We will try creating a simple gray checkerboard pattern in a buffer and use that for the background instead of the previous gray rectangle.
We will also modify the ball by removing the rectangle and replacing it with an arc, in this case a circle, complete with stroke (border) and translucent-blue fill.
int guac_client_init(guac_client* client, int argc, char** argv) {
...
guac_layer* texture;
...
/* Create background tile */
texture = guac_client_alloc_buffer(client);
guac_protocol_send_rect(client->socket, texture, 0, 0, 64, 64);
guac_protocol_send_cfill(client->socket, GUAC_COMP_OVER, texture,
0x88, 0x88, 0x88, 0xFF);
guac_protocol_send_rect(client->socket, texture, 0, 0, 32, 32);
guac_protocol_send_cfill(client->socket, GUAC_COMP_OVER, texture,
0xDD, 0xDD, 0xDD, 0xFF);
guac_protocol_send_rect(client->socket, texture, 32, 32, 32, 32);
guac_protocol_send_cfill(client->socket, GUAC_COMP_OVER, texture,
0xDD, 0xDD, 0xDD, 0xFF);
/* Fill with solid color */
guac_protocol_send_rect(client->socket, GUAC_DEFAULT_LAYER,
0, 0, 1024, 768);
guac_protocol_send_lfill(client->socket,
GUAC_COMP_OVER, GUAC_DEFAULT_LAYER,
texture);
...
/* Fill with solid color */
guac_protocol_send_arc(client->socket, data->ball,
64, 64, 62, 0, 6.28, 0);
guac_protocol_send_close(client->socket, data->ball);
guac_protocol_send_cstroke(client->socket,
GUAC_COMP_OVER, data->ball,
GUAC_LINE_CAP_ROUND, GUAC_LINE_JOIN_ROUND, 4,
0x00, 0x00, 0x00, 0xFF);
guac_protocol_send_cfill(client->socket,
GUAC_COMP_OVER, data->ball,
0x00, 0x80, 0x80, 0x80);
...
}Again, because we put the ball in its own layer, we don't have to worry about compositing it ourselves. The remote display will handle this, and will likely do so with hardware acceleration.

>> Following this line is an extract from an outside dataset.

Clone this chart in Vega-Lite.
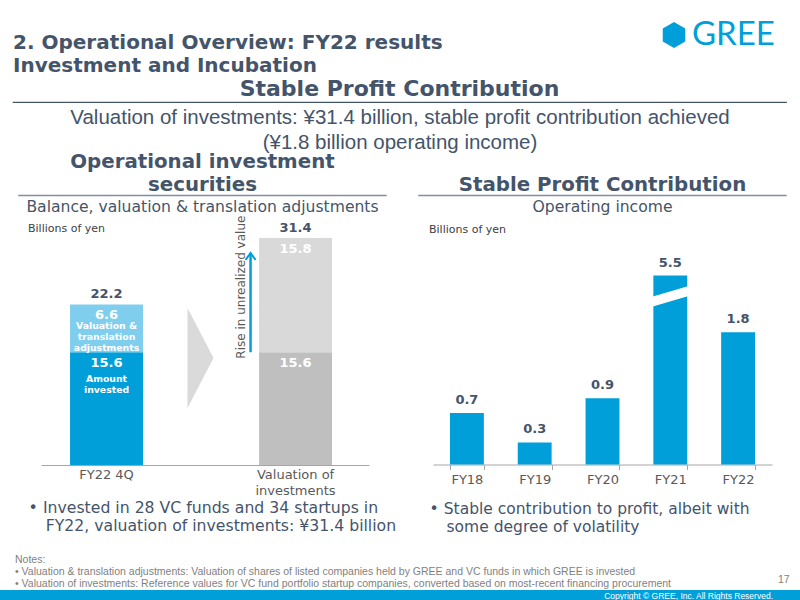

Build and install the ball client after this step, and you will have a rather nice-looking bouncing ball.
Because the handle_messages handler will
only be called as guacd deems appropriate, we cannot rely on
instantaneous return of control. The server may experience load,
causing guacd to lose priority and delay handling of messages, or
the remote display may lag due to network or software issues,
forcing guacd to temporarily pause updates.
We must modify our ball state to include the time the last update took place:
Naturally, this new structure member must be initialized within
guac_client_init:
int guac_client_init(guac_client* client, int argc, char** argv) {
ball_client_data* data = malloc(sizeof(ball_client_data));
...
data->last_update = guac_protocol_get_timestamp();
...
}And we need to modify the message handler to check the last update time, updating the ball's position based on its current velocity and the elapsed time:
int ball_client_handle_messages(guac_client* client) {
/* Get data */
ball_client_data* data = (ball_client_data*) client->data;
guac_timestamp current;
int delta_t;
/* Sleep for a bit, then get timestamp */
usleep(30000);
current = guac_protocol_get_timestamp();
/* Calculate change in time */
delta_t = current - data->last_update;
/* Update position */
data->ball_x += data->ball_velocity_x * delta_t / 1000;
data->ball_y += data->ball_velocity_y * delta_t / 1000;
...
/* Update timestamp */
data->last_update = current;
return 0;
}At this point, we now have a robust Guacamole client plugin. It properly handles the lack of time guarantees for message handler calls, meanwhile providing the user with a seamlessly bouncing ball.